- [Task requirements]
All of the material below is to be retyped exactly.

--

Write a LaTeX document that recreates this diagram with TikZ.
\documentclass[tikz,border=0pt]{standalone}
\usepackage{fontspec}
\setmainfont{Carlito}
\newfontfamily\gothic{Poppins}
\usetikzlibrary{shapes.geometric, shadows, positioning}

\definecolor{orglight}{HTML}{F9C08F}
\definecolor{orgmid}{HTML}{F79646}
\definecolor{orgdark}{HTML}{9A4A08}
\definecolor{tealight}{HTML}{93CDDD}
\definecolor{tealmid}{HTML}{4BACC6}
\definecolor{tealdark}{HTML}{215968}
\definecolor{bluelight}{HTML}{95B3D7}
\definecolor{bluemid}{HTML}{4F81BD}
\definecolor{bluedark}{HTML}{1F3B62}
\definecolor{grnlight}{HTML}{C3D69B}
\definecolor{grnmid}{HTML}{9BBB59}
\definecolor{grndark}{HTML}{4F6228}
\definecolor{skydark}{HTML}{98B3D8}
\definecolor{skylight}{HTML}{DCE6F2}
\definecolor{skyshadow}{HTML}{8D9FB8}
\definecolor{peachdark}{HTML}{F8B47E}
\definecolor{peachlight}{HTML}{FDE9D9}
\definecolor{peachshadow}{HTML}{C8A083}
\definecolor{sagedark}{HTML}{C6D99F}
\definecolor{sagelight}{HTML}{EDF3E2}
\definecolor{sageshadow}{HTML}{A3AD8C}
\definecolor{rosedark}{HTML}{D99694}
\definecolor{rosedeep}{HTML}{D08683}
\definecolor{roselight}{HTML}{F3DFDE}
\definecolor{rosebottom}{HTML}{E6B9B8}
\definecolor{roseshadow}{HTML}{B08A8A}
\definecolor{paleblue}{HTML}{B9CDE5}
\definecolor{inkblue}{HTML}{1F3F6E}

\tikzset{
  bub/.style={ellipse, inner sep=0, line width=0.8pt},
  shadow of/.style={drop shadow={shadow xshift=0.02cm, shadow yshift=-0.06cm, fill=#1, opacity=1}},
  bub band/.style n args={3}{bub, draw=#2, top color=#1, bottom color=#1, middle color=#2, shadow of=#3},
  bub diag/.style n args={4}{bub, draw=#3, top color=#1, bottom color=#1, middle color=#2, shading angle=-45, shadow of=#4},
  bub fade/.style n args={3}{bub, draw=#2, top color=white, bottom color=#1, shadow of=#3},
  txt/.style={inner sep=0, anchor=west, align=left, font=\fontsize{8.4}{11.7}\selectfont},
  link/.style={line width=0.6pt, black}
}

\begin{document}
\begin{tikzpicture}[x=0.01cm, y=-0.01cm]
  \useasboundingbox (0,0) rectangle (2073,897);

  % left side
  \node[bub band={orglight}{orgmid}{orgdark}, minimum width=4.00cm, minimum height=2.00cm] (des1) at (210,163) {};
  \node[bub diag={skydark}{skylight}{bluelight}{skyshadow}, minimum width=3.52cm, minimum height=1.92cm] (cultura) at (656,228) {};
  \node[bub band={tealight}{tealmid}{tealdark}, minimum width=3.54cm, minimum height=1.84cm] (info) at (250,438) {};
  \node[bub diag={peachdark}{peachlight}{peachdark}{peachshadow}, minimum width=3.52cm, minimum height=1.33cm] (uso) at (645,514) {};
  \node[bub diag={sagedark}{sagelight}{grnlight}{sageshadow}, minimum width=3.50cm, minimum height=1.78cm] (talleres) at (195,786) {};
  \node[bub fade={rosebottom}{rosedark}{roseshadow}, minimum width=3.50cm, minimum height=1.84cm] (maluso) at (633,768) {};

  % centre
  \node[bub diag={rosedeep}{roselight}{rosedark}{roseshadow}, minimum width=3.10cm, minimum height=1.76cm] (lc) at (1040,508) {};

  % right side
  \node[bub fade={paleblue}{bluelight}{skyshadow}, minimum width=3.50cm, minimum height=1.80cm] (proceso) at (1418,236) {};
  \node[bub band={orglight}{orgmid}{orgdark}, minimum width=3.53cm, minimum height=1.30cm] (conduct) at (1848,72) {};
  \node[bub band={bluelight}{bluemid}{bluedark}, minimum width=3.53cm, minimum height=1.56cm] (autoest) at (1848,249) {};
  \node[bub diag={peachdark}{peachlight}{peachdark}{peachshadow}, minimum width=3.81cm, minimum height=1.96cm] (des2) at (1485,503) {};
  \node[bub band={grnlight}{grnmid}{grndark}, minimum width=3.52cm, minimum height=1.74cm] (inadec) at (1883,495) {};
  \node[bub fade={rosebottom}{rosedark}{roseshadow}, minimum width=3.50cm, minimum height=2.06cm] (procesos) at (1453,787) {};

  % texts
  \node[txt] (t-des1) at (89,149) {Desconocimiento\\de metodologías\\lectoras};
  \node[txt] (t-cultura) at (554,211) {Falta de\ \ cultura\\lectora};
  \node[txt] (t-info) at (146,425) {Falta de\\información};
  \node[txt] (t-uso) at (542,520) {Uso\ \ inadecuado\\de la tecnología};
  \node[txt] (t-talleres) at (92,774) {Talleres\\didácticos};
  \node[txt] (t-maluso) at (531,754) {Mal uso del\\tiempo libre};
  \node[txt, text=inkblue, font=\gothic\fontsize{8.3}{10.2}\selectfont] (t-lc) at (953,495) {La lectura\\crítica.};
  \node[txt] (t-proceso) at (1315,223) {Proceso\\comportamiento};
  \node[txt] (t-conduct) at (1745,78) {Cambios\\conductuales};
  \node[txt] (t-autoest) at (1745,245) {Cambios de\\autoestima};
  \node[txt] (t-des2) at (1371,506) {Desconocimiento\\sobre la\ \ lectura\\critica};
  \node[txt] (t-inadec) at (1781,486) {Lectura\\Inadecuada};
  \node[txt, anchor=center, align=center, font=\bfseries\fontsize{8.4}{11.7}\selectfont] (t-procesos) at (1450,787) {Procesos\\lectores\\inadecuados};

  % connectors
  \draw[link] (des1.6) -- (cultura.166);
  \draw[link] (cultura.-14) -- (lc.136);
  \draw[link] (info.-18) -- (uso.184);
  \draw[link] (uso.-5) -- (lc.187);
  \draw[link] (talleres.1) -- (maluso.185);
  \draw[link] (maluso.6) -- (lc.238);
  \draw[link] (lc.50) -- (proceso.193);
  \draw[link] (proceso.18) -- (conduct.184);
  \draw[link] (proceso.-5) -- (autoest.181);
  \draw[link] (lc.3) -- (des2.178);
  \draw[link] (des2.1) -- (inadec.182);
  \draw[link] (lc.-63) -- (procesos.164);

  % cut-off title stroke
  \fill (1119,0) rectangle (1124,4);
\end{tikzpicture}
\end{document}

--

- [Reply to the exercise]
Write a LaTeX document that recreates this diagram with TikZ.
\documentclass[tikz,border=0pt]{standalone}
\usepackage{fontspec}
\setmainfont{Carlito}
\newfontfamily\gothic{Poppins}
\usetikzlibrary{shapes.geometric, shadows, positioning}

\definecolor{orglight}{HTML}{F9C08F}
\definecolor{orgmid}{HTML}{F79646}
\definecolor{orgdark}{HTML}{9A4A08}
\definecolor{tealight}{HTML}{93CDDD}
\definecolor{tealmid}{HTML}{4BACC6}
\definecolor{tealdark}{HTML}{215968}
\definecolor{bluelight}{HTML}{95B3D7}
\definecolor{bluemid}{HTML}{4F81BD}
\definecolor{bluedark}{HTML}{1F3B62}
\definecolor{grnlight}{HTML}{C3D69B}
\definecolor{grnmid}{HTML}{9BBB59}
\definecolor{grndark}{HTML}{4F6228}
\definecolor{skydark}{HTML}{98B3D8}
\definecolor{skylight}{HTML}{DCE6F2}
\definecolor{skyshadow}{HTML}{8D9FB8}
\definecolor{peachdark}{HTML}{F8B47E}
\definecolor{peachlight}{HTML}{FDE9D9}
\definecolor{peachshadow}{HTML}{C8A083}
\definecolor{sagedark}{HTML}{C6D99F}
\definecolor{sagelight}{HTML}{EDF3E2}
\definecolor{sageshadow}{HTML}{A3AD8C}
\definecolor{rosedark}{HTML}{D99694}
\definecolor{rosedeep}{HTML}{D08683}
\definecolor{roselight}{HTML}{F3DFDE}
\definecolor{rosebottom}{HTML}{E6B9B8}
\definecolor{roseshadow}{HTML}{B08A8A}
\definecolor{paleblue}{HTML}{B9CDE5}
\definecolor{inkblue}{HTML}{1F3F6E}

\tikzset{
  bub/.style={ellipse, inner sep=0, line width=0.8pt},
  shadow of/.style={drop shadow={shadow xshift=0.02cm, shadow yshift=-0.06cm, fill=#1, opacity=1}},
  bub band/.style n args={3}{bub, draw=#2, top color=#1, bottom color=#1, middle color=#2, shadow of=#3},
  bub diag/.style n args={4}{bub, draw=#3, top color=#1, bottom color=#1, middle color=#2, shading angle=-45, shadow of=#4},
  bub fade/.style n args={3}{bub, draw=#2, top color=white, bottom color=#1, shadow of=#3},
  txt/.style={inner sep=0, anchor=west, align=left, font=\fontsize{8.4}{11.7}\selectfont},
  link/.style={line width=0.6pt, black}
}

\begin{document}
\begin{tikzpicture}[x=0.01cm, y=-0.01cm]
  \useasboundingbox (0,0) rectangle (2073,897);

  % left side
  \node[bub band={orglight}{orgmid}{orgdark}, minimum width=4.00cm, minimum height=2.00cm] (des1) at (210,163) {};
  \node[bub diag={skydark}{skylight}{bluelight}{skyshadow}, minimum width=3.52cm, minimum height=1.92cm] (cultura) at (656,228) {};
  \node[bub band={tealight}{tealmid}{tealdark}, minimum width=3.54cm, minimum height=1.84cm] (info) at (250,438) {};
  \node[bub diag={peachdark}{peachlight}{peachdark}{peachshadow}, minimum width=3.52cm, minimum height=1.33cm] (uso) at (645,514) {};
  \node[bub diag={sagedark}{sagelight}{grnlight}{sageshadow}, minimum width=3.50cm, minimum height=1.78cm] (talleres) at (195,786) {};
  \node[bub fade={rosebottom}{rosedark}{roseshadow}, minimum width=3.50cm, minimum height=1.84cm] (maluso) at (633,768) {};

  % centre
  \node[bub diag={rosedeep}{roselight}{rosedark}{roseshadow}, minimum width=3.10cm, minimum height=1.76cm] (lc) at (1040,508) {};

  % right side
  \node[bub fade={paleblue}{bluelight}{skyshadow}, minimum width=3.50cm, minimum height=1.80cm] (proceso) at (1418,236) {};
  \node[bub band={orglight}{orgmid}{orgdark}, minimum width=3.53cm, minimum height=1.30cm] (conduct) at (1848,72) {};
  \node[bub band={bluelight}{bluemid}{bluedark}, minimum width=3.53cm, minimum height=1.56cm] (autoest) at (1848,249) {};
  \node[bub diag={peachdark}{peachlight}{peachdark}{peachshadow}, minimum width=3.81cm, minimum height=1.96cm] (des2) at (1485,503) {};
  \node[bub band={grnlight}{grnmid}{grndark}, minimum width=3.52cm, minimum height=1.74cm] (inadec) at (1883,495) {};
  \node[bub fade={rosebottom}{rosedark}{roseshadow}, minimum width=3.50cm, minimum height=2.06cm] (procesos) at (1453,787) {};

  % texts
  \node[txt] (t-des1) at (89,149) {Desconocimiento\\de metodologías\\lectoras};
  \node[txt] (t-cultura) at (554,211) {Falta de\ \ cultura\\lectora};
  \node[txt] (t-info) at (146,425) {Falta de\\información};
  \node[txt] (t-uso) at (542,520) {Uso\ \ inadecuado\\de la tecnología};
  \node[txt] (t-talleres) at (92,774) {Talleres\\didácticos};
  \node[txt] (t-maluso) at (531,754) {Mal uso del\\tiempo libre};
  \node[txt, text=inkblue, font=\gothic\fontsize{8.3}{10.2}\selectfont] (t-lc) at (953,495) {La lectura\\crítica.};
  \node[txt] (t-proceso) at (1315,223) {Proceso\\comportamiento};
  \node[txt] (t-conduct) at (1745,78) {Cambios\\conductuales};
  \node[txt] (t-autoest) at (1745,245) {Cambios de\\autoestima};
  \node[txt] (t-des2) at (1371,506) {Desconocimiento\\sobre la\ \ lectura\\critica};
  \node[txt] (t-inadec) at (1781,486) {Lectura\\Inadecuada};
  \node[txt, anchor=center, align=center, font=\bfseries\fontsize{8.4}{11.7}\selectfont] (t-procesos) at (1450,787) {Procesos\\lectores\\inadecuados};

  % connectors
  \draw[link] (des1.6) -- (cultura.166);
  \draw[link] (cultura.-14) -- (lc.136);
  \draw[link] (info.-18) -- (uso.184);
  \draw[link] (uso.-5) -- (lc.187);
  \draw[link] (talleres.1) -- (maluso.185);
  \draw[link] (maluso.6) -- (lc.238);
  \draw[link] (lc.50) -- (proceso.193);
  \draw[link] (proceso.18) -- (conduct.184);
  \draw[link] (proceso.-5) -- (autoest.181);
  \draw[link] (lc.3) -- (des2.178);
  \draw[link] (des2.1) -- (inadec.182);
  \draw[link] (lc.-63) -- (procesos.164);

  % cut-off title stroke
  \fill (1119,0) rectangle (1124,4);
\end{tikzpicture}
\end{document}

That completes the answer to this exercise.